The significance of these additions to the belligerent ranks is perhaps hardly realised in Europe. Every one of them is a serious reverse in the economic war which Germany is waging, and every one makes it more difficult for Germans in America to keep up communication with Hamburg.
Indeed, the tale of recent events reads like a mere series of German reverses, snatching away advantages already gained. In 1912, the treaty for the American purchase of the Danish Antilles was all but complete, when German influence in the Upper House of the Danish Parliament prevented ratification and thwarted, for the time, the plans of the United States. During the present war, the purchase was completed, Germany being impotent.
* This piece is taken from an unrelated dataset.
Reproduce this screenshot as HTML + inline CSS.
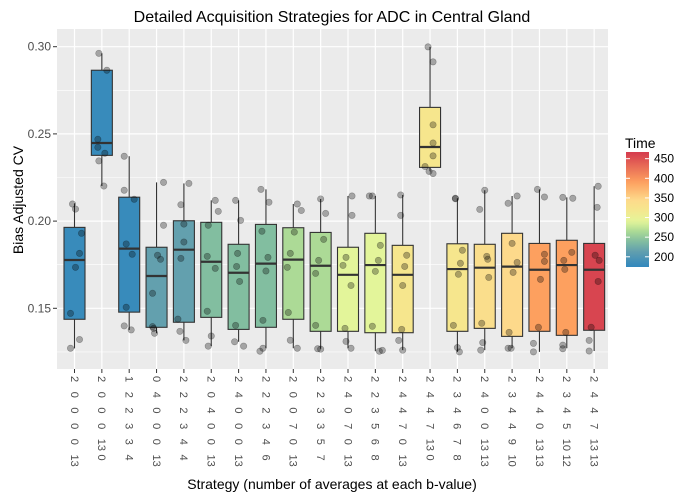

Again, Germany, having acquired a strong position in Haiti, designed that the Haitian Republic should become a Teutonised base of activity, repudiating the Pax Americana and threatening the security of American sea-paths. The United States put out a hand, and this highly-coloured vision faded away. Cuba, Panamá, Guatemala, Nicaragua, Costa Rica, Haiti, Honduras—all of these in turn struck at Germany through the declaration of war[3].
Yet Germany, beaten from point to point, still holds her ground in Mexico. One of the curious side-scenes of the great war was the attempt of the German Foreign Office to contrive an offensive alliance of Japan and Mexico against the United States. Mexico was to be rewarded by the recovery of Texas. This underhand plot against a neutral nation at peace with Germany collapsed at its inception. Yet the present German menace in Mexico is not to be despised. The rulers in the Mexican capital exhibit an ostentatious cordiality towards Potsdam and sometimes an almost petulant impatience towards the Allies. The German is the favoured one among foreigners in the republic. Supported by the German Legation, the German banks, and the countenance of the Mexican authorities, Germans are strengthening their economic hold, particularly through the acquisition of oil and mining properties. This advance has its political side: for hopes seem to be entertained that a militant power, inspired by Germany, may press upon the long southern frontier of the United States, disturb her pacific influence in the Antilles, threaten the security of her maritime routes, and interpose a barrier between her and her scientific frontier on the Isthmus of Panamá. Such schemes may sound fanciful, and no doubt in their entirety they are impracticable. But it would be a mistake to regard Germany as powerless or to undervalue her tenacious and intelligent opportunism. And, in any case, the economic position demands attention.
A word may here be said about the German effort to hold up before the eyes of all South America the spectre of the "Yankee peril." These German efforts have not succeeded, as will be shown later. Yet it would be rash optimism to assume that they have won no temporary success. Correspondence published by the Washington authorities shows that the German Minister at Buenos Aires succeeded in inducing the Argentine Government to approach Chile and Bolivia with a view to a combination against the United States—a scheme which, if carried through, might have produced a split in the political system of the South American Republics. A similar tendency appeared in President Irigoyen's attempt to convoke a conference of neutral American states, an attempt which has had no result except the dispatch of Mexican missions to Buenos Aires. Such incidents cannot be ignored: they illustrate a movement which is not quite effete.